Moreover, these requirements relate primarily to factors other than how Ebenhoe's driving services were to be performed. Finally, these
are requirements with which both employees and independent contractors would be
expected to comply. See, e.g., Acute Care, Inc., UI Dec. Hearing No.
S0500090MD (LIRC Feb. 18, 2005). This factor is met.
b.
Whether
the individual receives training from the employing unit with respect to the
services performed. The only training Ebenhoe
received related to the use of the smart phone application for connecting with
passengers and receiving payment.
Otherwise, Ebenhoe was an experienced driver
familiar with the technology to map a route.
This factor is met.[6]
c. Whether the individual is required to
personally perform the services. The record establishes that Ebenhoe was required to personally perform the driving
services. This factor is not met.
d. Whether the services of the individual
are required to be performed at times or in a particular order or sequence
established by the employing unit. Ebenhoe selected which passenger requests for
service to accept, and decided the hours he would drive. This factor is met.

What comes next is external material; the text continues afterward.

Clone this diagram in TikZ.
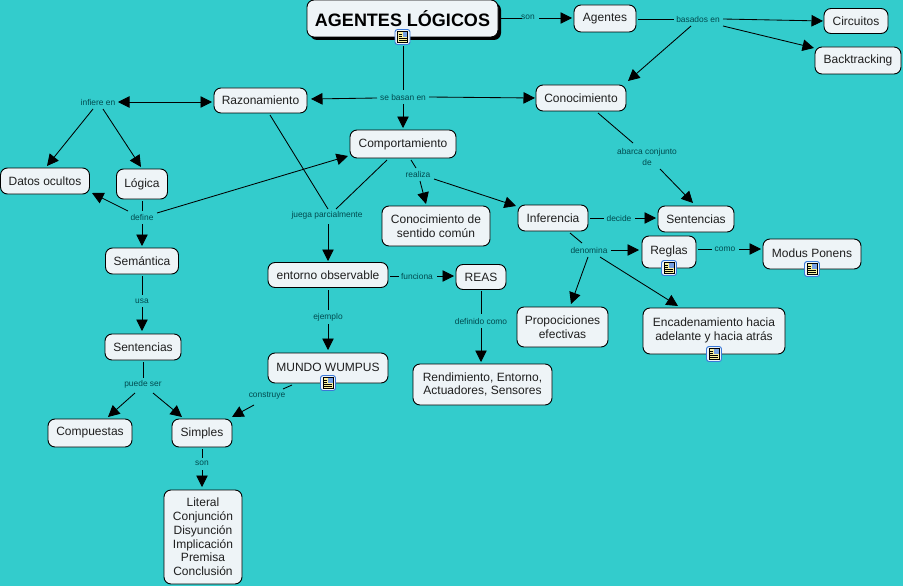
\documentclass[tikz,border=0pt]{standalone}
\usepackage{fontspec}
\setmainfont{Liberation Sans}
\usetikzlibrary{arrows.meta,shadows}
\definecolor{bgteal}{HTML}{33CCCC}
\definecolor{boxfill}{HTML}{EEF4F7}
\definecolor{labteal}{HTML}{004A4E}
\definecolor{iconblue}{HTML}{3A78D8}
\definecolor{iconpage}{HTML}{F8F0A0}
\tikzset{
  concept/.style={draw=black,line width=0.9pt,fill=boxfill,rounded corners=7pt,align=center,
    text=black!88,font=\fontsize{12}{13.8}\selectfont,inner sep=0pt,outer sep=0pt},
  titlebox/.style={concept,font=\fontsize{18}{22}\selectfont\bfseries,text=black,
    drop shadow={shadow xshift=3pt,shadow yshift=-3pt,fill=black,opacity=1}},
  linklabel/.style={text=labteal,font=\fontsize{8.4}{11.5}\selectfont,align=center,inner sep=0pt},
  cline/.style={line width=0.85pt,black},
  arr/.style={-{Triangle[length=11.5pt,width=11.5pt]}},
  biarr/.style={{Triangle[length=11.5pt,width=11.5pt]}-{Triangle[length=11.5pt,width=11.5pt]}},
  docicon/.pic={
    \draw[iconblue,line width=0.9pt,fill=boxfill,rounded corners=2.5pt] (-7.5,-7.5) rectangle (7.5,7.5);
    \fill[iconpage,draw=black,line width=0.7pt] (-5,-5.5) rectangle (5,5.5);
    \fill[iconblue!70!white] (0,-5) rectangle (4.6,0);
    \draw[black,line width=0.7pt] (-4,-3) -- (-1,-3) (-4,-1) -- (-1,-1) (-4,1) -- (4,1) (-4,3) -- (4,3);
  }
}
\newcommand\cnode[5]{\node[concept,minimum width=#4pt,minimum height=#5pt] (#1) at (#2) {#3};}
\newcommand\lnode[3]{\node[linklabel] (#1) at (#2) {#3};}
\newcommand\lk[5][arr]{\draw[cline,#1] ([shift={(#3)}]#2.center) -- ([shift={(#5)}]#4.center);}
\begin{document}
\begin{tikzpicture}[x=1pt,y=-1pt]
\useasboundingbox (0,0) rectangle (903,586);
\fill[bgteal] (0,0) rectangle (903,586);
% concepts
\node[titlebox,minimum width=191pt,minimum height=37pt] (ti) at (402.5,18.5) {AGENTES LÓGICOS};
\cnode{age}{605,18.5}{Agentes}{62}{27}
\cnode{cir}{856,21}{Circuitos}{64}{25}
\cnode{bac}{858,60.5}{Backtracking}{86}{27}
\cnode{con}{581,98}{Conocimiento}{90}{26}
\cnode{raz}{260.5,100.5}{Razonamiento}{93}{25}
\cnode{com}{403,144}{Comportamiento}{106}{28}
\cnode{dat}{45,181}{Datos ocultos}{89}{26}
\cnode{log}{142,184}{Lógica}{51}{30}
\cnode{sem}{142,261}{Semántica}{73}{26}
\cnode{ent}{328,275}{entorno observable}{120}{25}
\cnode{rea}{481,277}{REAS}{50}{25}
\cnode{cds}{436,226}{Conocimiento de\\sentido común}{108}{40}
\cnode{inf}{553,218}{Inferencia}{70}{26}
\cnode{sen}{696,219}{Sentencias}{76}{26}
\cnode{reg}{669,252}{\raisebox{4pt}{Reglas}}{54}{32}
\cnode{mod}{812,254}{\raisebox{2pt}{Modus Ponens}}{98}{30}
\cnode{enc}{714,331}{\raisebox{2.5pt}{\begin{tabular}{@{}c@{}}Encadenamiento hacia\\adelante y hacia atrás\end{tabular}}}{142}{46}
\cnode{pro}{562.5,327}{Propociciones\\efectivas}{91}{40}
\cnode{sel}{143,347}{Sentencias}{76}{26}
\cnode{mun}{328,368}{\raisebox{2pt}{MUNDO WUMPUS}}{120}{30}
\cnode{ren}{482.5,384.5}{Rendimiento, Entorno,\\Actuadores, Sensores}{139}{41}
\cnode{cmp}{90,433}{Compuestas}{84}{28}
\cnode{sim}{202,433}{Simples}{60}{28}
\cnode{lit}{203,537}{Literal\\Conjunción\\Disyunción\\Implicación\\Premisa\\Conclusión}{78}{94}
% link labels
\lnode{sonA}{528,17}{son}
\lnode{bas}{698,19}{basados en}
\lnode{seb}{403,97}{se basan en}
\lnode{ilb}{98,102}{infiere en}
\lnode{aba}{647,157}{abarca conjunto\\de}
\lnode{rlz}{418,174}{realiza}
\lnode{jue}{327,215}{juega parcialmente}
\lnode{def}{142,217}{define}
\lnode{dec}{619,218}{decide}
\lnode{den}{589,250}{denomina}
\lnode{cml}{725,249}{como}
\lnode{fun}{417,276}{funciona}
\lnode{usa}{142,301}{usa}
\lnode{eje}{328,317}{ejemplo}
\lnode{dcm}{481,321}{definido como}
\lnode{pue}{143,384}{puede ser}
\lnode{cns}{267,396}{construye}
\lnode{sonB}{202,463}{son}
% connectors
\lk[cline]{ti}{98.5,-.5}{sonA}{-6,1}
\lk{sonA}{11,1}{age}{-33,-.5}
\lk[cline]{age}{33,.5}{bas}{-24,0}
\lk{bas}{25,0}{cir}{-33,0}
\lk{bas}{25,7}{bac}{-44,-12.5}
\lk{bas}{-7,7}{con}{47,-17}
\lk[cline]{ti}{.5,27.5}{seb}{0,-7}
\lk{seb}{-26,1}{raz}{50.5,-1.5}
\lk{seb}{26,0}{con}{-46,0}
\lk{seb}{0,7}{com}{0,-16}
\lk[biarr]{ilb}{20,0}{raz}{-48.5,1.5}
\lk{ilb}{-5,7}{dat}{2,-15}
\lk{ilb}{5,7}{log}{-1,-17}
\lk[cline]{raz}{9.5,14.5}{jue}{1,-6}
\lk[cline]{com}{-16,16}{jue}{9,-6}
\lk{jue}{1,9}{ent}{0,-14}
\lk{def}{15,-4}{com}{-55,12}
\lk[cline]{com}{8,16}{rlz}{-2,-6}
\lk{rlz}{2,7}{cds}{-10,-22}
\lk{rlz}{16,5}{inf}{-37,-12}
\lk[cline]{log}{0,17}{def}{0,-6}
\lk{def}{-14,-6}{dat}{47,12}
\lk{def}{0,7}{sem}{0,-15}
\lk[cline]{con}{17,15}{aba}{-14,-14}
\lk{aba}{13,12}{sen}{-3,-16}
\lk[cline]{inf}{37,0}{dec}{-15,0}
\lk{dec}{16,0}{sen}{-40,-1}
\lk[cline]{inf}{17,15}{den}{-7,-7}
\lk{den}{22,0}{reg}{-30,-2}
\lk{den}{-1,7}{pro}{8.5,-23}
\lk{den}{11,7}{enc}{-36,-25}
\lk[cline]{reg}{29,-3}{cml}{-13,0}
\lk{cml}{14,0}{mod}{-51,-5}
\lk[cline]{ent}{62,1}{fun}{-18,0}
\lk{fun}{20,0}{rea}{-27,-1}
\lk[cline]{ent}{0,15}{eje}{0,-7}
\lk{eje}{0,7}{mun}{0,-18}
\lk[cline]{sem}{0,15}{usa}{0,-6}
\lk{usa}{0,6}{sel}{-1,-16}
\lk[cline]{sel}{0,15}{pue}{0,-6}
\lk{pue}{-8,9}{cmp}{18,-16}
\lk{pue}{10,9}{sim}{-20,-16}
\lk[cline]{mun}{-36,17}{cns}{16,-7}
\lk{cns}{-13,9}{sim}{30,-16}
\lk[cline]{sim}{0,16}{sonB}{0,-5}
\lk{sonB}{0,7}{lit}{-1,-50}
\lk[cline]{rea}{0,14}{dcm}{0,-7}
\lk{dcm}{0,7}{ren}{-1.5,-22.5}
% resource icons
\pic at (ti.south) {docicon};
\pic at (reg.south) {docicon};
\pic at (mod.south) {docicon};
\pic at (enc.south) {docicon};
\pic at (mun.south) {docicon};
\end{tikzpicture}
\end{document}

e. Whether the individual is required to
make oral or written reports to the employing unit on a regular basis. The only reports Ebenhoe
was required to make were those confirming the completion of a passenger
service request, including rating the passenger. Reports confirming the completion of a job or
assignment are not made on a “regular” basis, and are not the types of reports
contemplated by this factor.[7] This factor is met.
The
commission finds that four of the five factors are met. This would be sufficient for the commission
to find that Ebenhoe is not performing services under
Lyft's direction and control. The five
factors are not exclusive, however.
In
addition, as discussed above, transportation network companies such as Lyft are
regulated by Wisconsin law. Wis. Stat. ch. 440, subch.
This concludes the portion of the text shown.